>>>>>

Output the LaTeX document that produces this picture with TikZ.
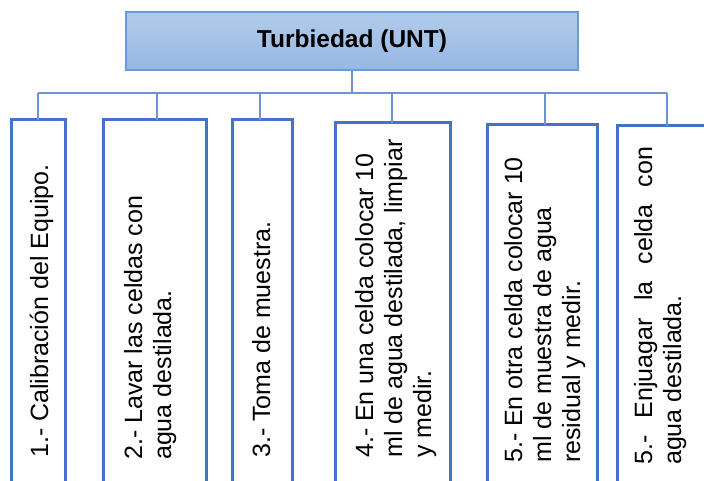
\documentclass[tikz,border=0pt]{standalone}
\usepackage{fontspec}
\setmainfont{Liberation Sans}
\definecolor{boxblue}{HTML}{4472C4}
\definecolor{linkblue}{HTML}{6F93D3}
\definecolor{topedge}{HTML}{6A9BDA}
\definecolor{toptop}{HTML}{B2CBEA}
\definecolor{topbot}{HTML}{97B7E2}
\tikzset{
  stepbox/.style={draw=boxblue, line width=3pt},
  link/.style={draw=linkblue, line width=1.5pt},
  steptext/.style={rotate=90, anchor=base west, align=left, inner sep=0pt,
    font=\fontsize{25}{29}\selectfont},
}
\begin{document}
\begin{tikzpicture}[x=1pt,y=-1pt]
\useasboundingbox (0,0) rectangle (704,481);
% top box
\node[draw=topedge, line width=1.5pt, top color=toptop, bottom color=topbot,
  minimum width=452pt, minimum height=58pt, inner sep=0pt,
  font=\bfseries\fontsize{24.5}{29}\selectfont] (top) at (352,41) {Turbiedad (UNT)};
% bus
\coordinate (bus) at (352,93);
\coordinate (b1) at (38,93);
\coordinate (b6) at (667,93);
% step boxes
\draw[stepbox] (11,500) -- (11,120) -- (65,120) -- (65,500);
\draw[stepbox] (103,500) -- (103,120) -- (206,120) -- (206,500);
\draw[stepbox] (232,500) -- (232,120) -- (292,120) -- (292,500);
\draw[stepbox] (335,500) -- (335,123) -- (450,123) -- (450,500);
\draw[stepbox] (487,500) -- (487,125) -- (597,125) -- (597,500);
\draw[stepbox] (617,500) -- (617,126) -- (720,126);
\coordinate (t1) at (38,120);
\coordinate (t2) at (157,120);
\coordinate (t3) at (260,120);
\coordinate (t4) at (392,123);
\coordinate (t5) at (545,125);
\coordinate (t6) at (667,126);
\coordinate (c2) at (157,93);
\coordinate (c3) at (260,93);
\coordinate (c4) at (392,93);
\coordinate (c5) at (545,93);
% connectors
\draw[link] (top.south) -- (bus);
\draw[link] (b1) -- (b6);
\draw[link] (b1) -- (t1);
\draw[link] (c2) -- (t2);
\draw[link] (c3) -- (t3);
\draw[link] (c4) -- (t4);
\draw[link] (c5) -- (t5);
\draw[link] (b6) -- (t6);
% texts (anchor at baseline of last line)
\node[steptext] (s1) at (48,458) {1.- Calibración del Equipo.};
\node[steptext] (s2) at (171,460) {2.- Lavar las celdas con\\agua destilada.};
\node[steptext] (s3) at (270,458) {3.- Toma de muestra.};
\node[steptext] (s4) at (431,458) {4.- En una celda colocar 10\\ml de agua destilada, limpiar\\y medir.};
\node[steptext] (s5) at (580,463) {5.- En otra celda colocar 10\\ml de muestra de agua\\residual y medir.};
\node[steptext] (s6) at (681,465) {\makebox[318pt][s]{5.- Enjuagar la celda con}\\agua destilada.};
\end{tikzpicture}
\end{document}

<<<<<

> **Exercise instructions**
Retype the whole listing, keeping every line identical and omitting all pictures.

> **Response**
Output the LaTeX document that produces this picture with TikZ.
\documentclass[tikz,border=0pt]{standalone}
\usepackage{fontspec}
\setmainfont{Liberation Sans}
\definecolor{boxblue}{HTML}{4472C4}
\definecolor{linkblue}{HTML}{6F93D3}
\definecolor{topedge}{HTML}{6A9BDA}
\definecolor{toptop}{HTML}{B2CBEA}
\definecolor{topbot}{HTML}{97B7E2}
\tikzset{
  stepbox/.style={draw=boxblue, line width=3pt},
  link/.style={draw=linkblue, line width=1.5pt},
  steptext/.style={rotate=90, anchor=base west, align=left, inner sep=0pt,
    font=\fontsize{25}{29}\selectfont},
}
\begin{document}
\begin{tikzpicture}[x=1pt,y=-1pt]
\useasboundingbox (0,0) rectangle (704,481);
% top box
\node[draw=topedge, line width=1.5pt, top color=toptop, bottom color=topbot,
  minimum width=452pt, minimum height=58pt, inner sep=0pt,
  font=\bfseries\fontsize{24.5}{29}\selectfont] (top) at (352,41) {Turbiedad (UNT)};
% bus
\coordinate (bus) at (352,93);
\coordinate (b1) at (38,93);
\coordinate (b6) at (667,93);
% step boxes
\draw[stepbox] (11,500) -- (11,120) -- (65,120) -- (65,500);
\draw[stepbox] (103,500) -- (103,120) -- (206,120) -- (206,500);
\draw[stepbox] (232,500) -- (232,120) -- (292,120) -- (292,500);
\draw[stepbox] (335,500) -- (335,123) -- (450,123) -- (450,500);
\draw[stepbox] (487,500) -- (487,125) -- (597,125) -- (597,500);
\draw[stepbox] (617,500) -- (617,126) -- (720,126);
\coordinate (t1) at (38,120);
\coordinate (t2) at (157,120);
\coordinate (t3) at (260,120);
\coordinate (t4) at (392,123);
\coordinate (t5) at (545,125);
\coordinate (t6) at (667,126);
\coordinate (c2) at (157,93);
\coordinate (c3) at (260,93);
\coordinate (c4) at (392,93);
\coordinate (c5) at (545,93);
% connectors
\draw[link] (top.south) -- (bus);
\draw[link] (b1) -- (b6);
\draw[link] (b1) -- (t1);
\draw[link] (c2) -- (t2);
\draw[link] (c3) -- (t3);
\draw[link] (c4) -- (t4);
\draw[link] (c5) -- (t5);
\draw[link] (b6) -- (t6);
% texts (anchor at baseline of last line)
\node[steptext] (s1) at (48,458) {1.- Calibración del Equipo.};
\node[steptext] (s2) at (171,460) {2.- Lavar las celdas con\\agua destilada.};
\node[steptext] (s3) at (270,458) {3.- Toma de muestra.};
\node[steptext] (s4) at (431,458) {4.- En una celda colocar 10\\ml de agua destilada, limpiar\\y medir.};
\node[steptext] (s5) at (580,463) {5.- En otra celda colocar 10\\ml de muestra de agua\\residual y medir.};
\node[steptext] (s6) at (681,465) {\makebox[318pt][s]{5.- Enjuagar la celda con}\\agua destilada.};
\end{tikzpicture}
\end{document}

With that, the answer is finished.